Dwa tureckie miasta ostrzelane pociskami rakietowymi ze strony Syrii
Na dwa tureckie miasta położone przy granicy z Syrią spadły w niedzielę pociski rakietowe wystrzelone ze strony syryjskiej - informują tureckie władze i media. Jest co najmniej jedna ofiara śmiertelna - Syryjczyk, który zginął w mieście Reyhanli.
Według telewizji CNN Turk na Reyhanli spadły tego dnia cztery pociski rakietowe. Władze miejskie informują, że 32 osoby zostały ranne.
Celem pocisku rakietowego wystrzelonego z syryjskiej strony granicy było też tureckie miasto Kilis. Nie nadeszły stamtąd informacje o ofiarach.
Ofensywa przeciwko Kurdom
Siły tureckie prowadzą ofensywę przeciwko kurdyjskiej milicji YPG (Ludowe Jednostki Samoobrony) w rejonie Afrin na północnym zachodzie Syrii, w prowincji Alepppo. Ankara argumentuje, że ofensywa, której nadano kryptonim "Gałązka oliwna", ma na celu ochronę granic Turcji, "zneutralizowanie" kurdyjskich bojowników w Afrinie i uwolnienie tamtejszej ludności od "ucisku i opresji".

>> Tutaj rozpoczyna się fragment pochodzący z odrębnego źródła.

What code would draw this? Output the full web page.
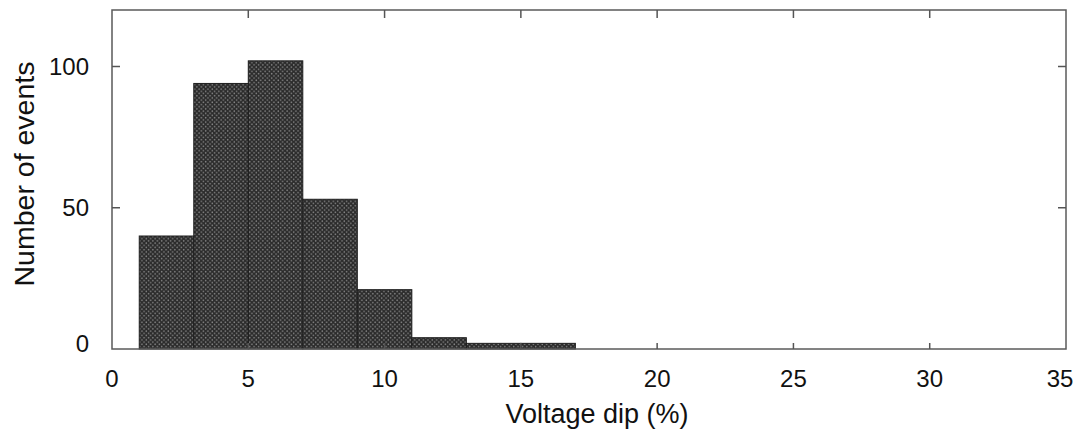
<!DOCTYPE html>
<html>
<head>
<meta charset="utf-8">
<script src="https://cdn.jsdelivr.net/npm/d3@7"></script>
<style>
  body { margin: 0; background: #fff; }
  svg text { font-family: "Liberation Sans", Arial, sans-serif; fill: #111; }
</style>
</head>
<body>
<div id="chart"></div>
<script>
var w = 1077;
var h = 436;
var margin = { top: 10, right: 11, bottom: 87, left: 112 };

// histogram bins (voltage dip %) and counts
var binStart = [1, 3, 5, 7, 9, 11, 13, 15];
var binEnd = [3, 5, 7, 9, 11, 13, 15, 17];
var counts = [40, 94, 102, 53, 21, 4, 2, 2];

var xTicks = [0, 5, 10, 15, 20, 25, 30, 35];
var yTicks = [0, 50, 100];

var svg = d3
  .select("#chart")
  .append("svg")
  .attr("width", w)
  .attr("height", h);

var xScale = d3
  .scaleLinear()
  .domain([0, 35])
  .range([margin.left, w - margin.right]);

var yScale = d3
  .scaleLinear()
  .domain([0, 120])
  .range([h - margin.bottom, margin.top]);

// dotted fill like the printed histogram
var pat = svg
  .append("defs")
  .append("pattern")
  .attr("id", "dots")
  .attr("patternUnits", "userSpaceOnUse")
  .attr("width", 4.4)
  .attr("height", 4.4);
pat.append("rect").attr("width", 4.4).attr("height", 4.4).attr("fill", "#2b2b2b");
pat.append("circle").attr("cx", 1.1).attr("cy", 1.1).attr("r", 0.8).attr("fill", "#858585");
pat.append("circle").attr("cx", 3.3).attr("cy", 3.3).attr("r", 0.8).attr("fill", "#858585");

var bins = counts.map(function(c, i) {
  return { x0: binStart[i], x1: binEnd[i], n: c };
});

svg
  .append("g")
  .selectAll("rect")
  .data(bins)
  .enter()
  .append("rect")
  .attr("x", function(d) { return xScale(d.x0); })
  .attr("y", function(d) { return yScale(d.n); })
  .attr("width", function(d) { return xScale(d.x1) - xScale(d.x0); })
  .attr("height", function(d) { return yScale(0) - yScale(d.n); })
  .attr("fill", "url(#dots)")
  .attr("stroke", "#1e1e1e")
  .attr("stroke-width", 1);

// frame
svg
  .append("rect")
  .attr("x", xScale(0))
  .attr("y", yScale(120))
  .attr("width", xScale(35) - xScale(0))
  .attr("height", yScale(0) - yScale(120))
  .attr("fill", "none")
  .attr("stroke", "#5a5a5a")
  .attr("stroke-width", 1.5);

// inward ticks on all sides
var tickLen = 8;
var inner = xTicks.slice(1, -1);
var ticks = svg.append("g").attr("stroke", "#555").attr("stroke-width", 1.5);
inner.forEach(function(t) {
  ticks.append("line")
    .attr("x1", xScale(t)).attr("x2", xScale(t))
    .attr("y1", yScale(120)).attr("y2", yScale(120) + tickLen);
  ticks.append("line")
    .attr("x1", xScale(t)).attr("x2", xScale(t))
    .attr("y1", yScale(0)).attr("y2", yScale(0) - 6);
});
yTicks.slice(1).forEach(function(t) {
  ticks.append("line")
    .attr("x1", xScale(0)).attr("x2", xScale(0) + tickLen)
    .attr("y1", yScale(t)).attr("y2", yScale(t));
  ticks.append("line")
    .attr("x1", xScale(35)).attr("x2", xScale(35) - tickLen)
    .attr("y1", yScale(t)).attr("y2", yScale(t));
});

// tick labels (last one pulled in so it stays on the page)
svg
  .append("g")
  .selectAll("text")
  .data(xTicks)
  .enter()
  .append("text")
  .attr("x", function(d) { return xScale(d); })
  .attr("dx", function(d) { return d === 35 ? -6 : 0; })
  .attr("y", 387)
  .attr("text-anchor", "middle")
  .style("font-size", "24px")
  .text(function(d) { return d; });

svg
  .append("g")
  .selectAll("text")
  .data(yTicks)
  .enter()
  .append("text")
  .attr("x", 89)
  .attr("y", function(d) { return d === 0 ? yScale(d) - 6 : yScale(d); })
  .attr("dy", "0.36em")
  .attr("text-anchor", "end")
  .style("font-size", "24px")
  .text(function(d) { return d; });

// axis titles
svg
  .append("text")
  .attr("x", 597)
  .attr("y", 423)
  .attr("text-anchor", "middle")
  .style("font-size", "27px")
  .text("Voltage dip (%)");

svg
  .append("text")
  .attr("transform", "translate(34,174) rotate(-90)")
  .attr("text-anchor", "middle")
  .style("font-size", "28.5px")
  .text("Number of events");
</script>
</body>
</html>
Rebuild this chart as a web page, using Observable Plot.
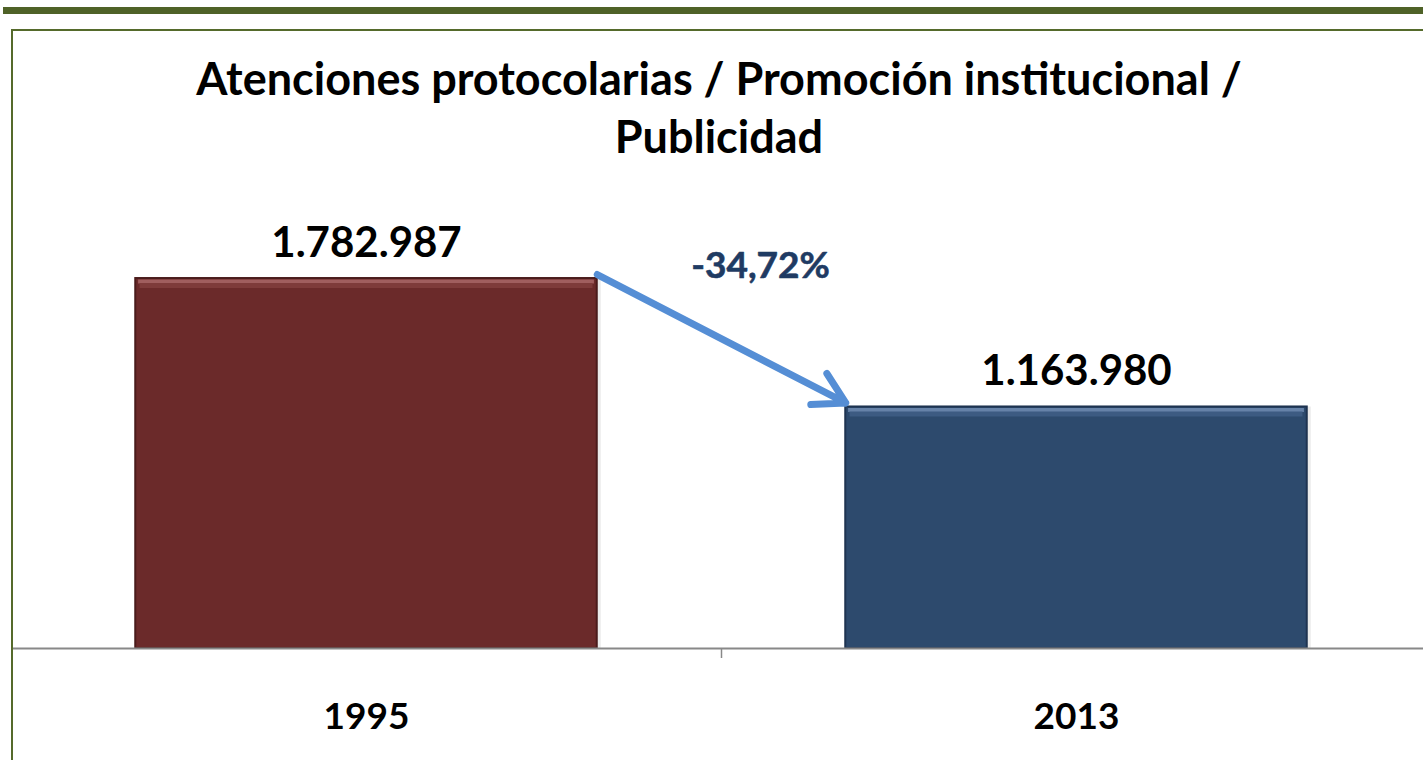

YPG kieruje arabsko-kurdyjską koalicją o nazwie Syryjskie Siły Demokratyczne (SDF), która była dotychczas głównym sojusznikiem koalicji pod wodzą USA w wojnie z dżihadystami z Państwa Islamskiego (IS) w Syrii. SDF, których trzon stanowią kurdyjscy bojownicy, kontrolują blisko 25 proc. syryjskiego terytorium wzdłuż granic z Turcją i Irakiem. Siły kurdyjskie starają się skonsolidować i wzmocnić swe zdobycze terytorialne w północnej Syrii.